The PLUS RFID pilot was initially started on the Penang Bridge and they gave out 10,000 RFID tags for free. At the time, it was seen as a game-changer as users were given the freedom to choose their preferred payment mode and there was no need to top-up or reload.
Shortly after that, CIMB were not too happy and they took legal action against PLUS. It claimed that PLUS RFID was in violation of a joint venture agreement on toll payment collection that was signed two decades ago. CIMB served a Notice of Arbitration on PLUS Malaysia Berhad on 17 December 2018 and was seeking an injunction to stop PLUS from engaging further business of PLUS RFID system together with damages, interests and costs.
Initially, PLUS denied breaching any agreements as it believes that the PLUS RFID pilot program will promote choices to the rakyat as it offers options and convenience for customers to pay as you use via credit and debit cards. It added that PLUS RFID will be an additional payment option to existing eWallet and prepaid mode of payments provided by Touch ‘n Go.
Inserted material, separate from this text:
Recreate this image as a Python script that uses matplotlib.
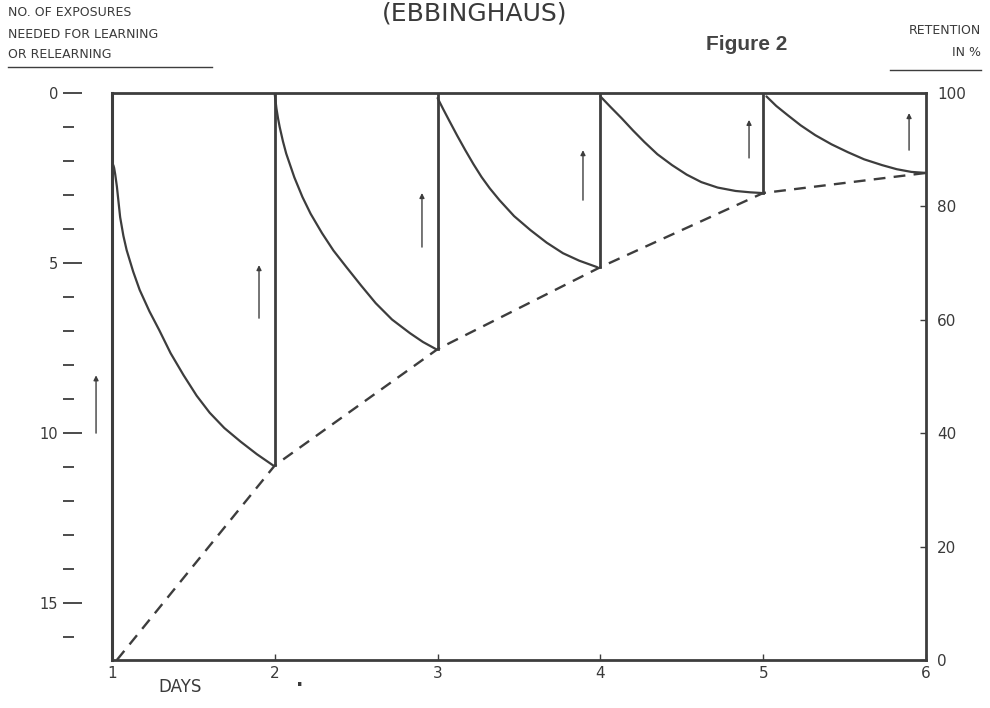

CIMB was supposed to introduce an open-payment system for RFID
Eventually, both PLUS settled the dispute with CIMB by supporting TNG RFID for its highway. As part of the new collaboration to support a single TNG RFID system, CIMB and TNG were supposed to introduce an open payment facility where users can choose to link the RFID tag to several cashless payment options such as bank accounts, credit and debit cards.
Former CIMB Group CEO Tengku Zafrul said “We’re extremely pleased to have been able to work with PLUS to lead this landmark initiative. The democratisation in toll payments is something we fully champion and the CIMB teams, together with the teams at our subsidiary TNG, are committed to collaborating with PLUS and, in time, other highway concessionaires to make open payments an accessible reality for all Malaysians.”
Meanwhile, PLUS Managing Director Datuk Azman Ismail said “RFID transactions will be real-time, as our highway customers will receive an immediate notification of their balance and CIMB—TNG have given their commitment to this high standard of service delivery.”
Originally, the plan to allow acceptance of other eWallet, credit and debit cards was supposed to take place by the end of 2019. It’s now coming to the end of 2022 and Touch ‘n Go remains the only payment channel allowed by the government for toll collections.
Works Minister Datuk Seri Fadillah Yusof recently renewed calls to implement Multi-Lane Free Flow (MLFF) by 2025. This would enable highway users to pay for tolls electronically without the need to slow down for physical toll booths and barriers. Besides phasing out TNG cards and SmartTAG, the government has several things to sort out which include allowing more payment options and a stronger legal framework to handle fraud and toll evaders.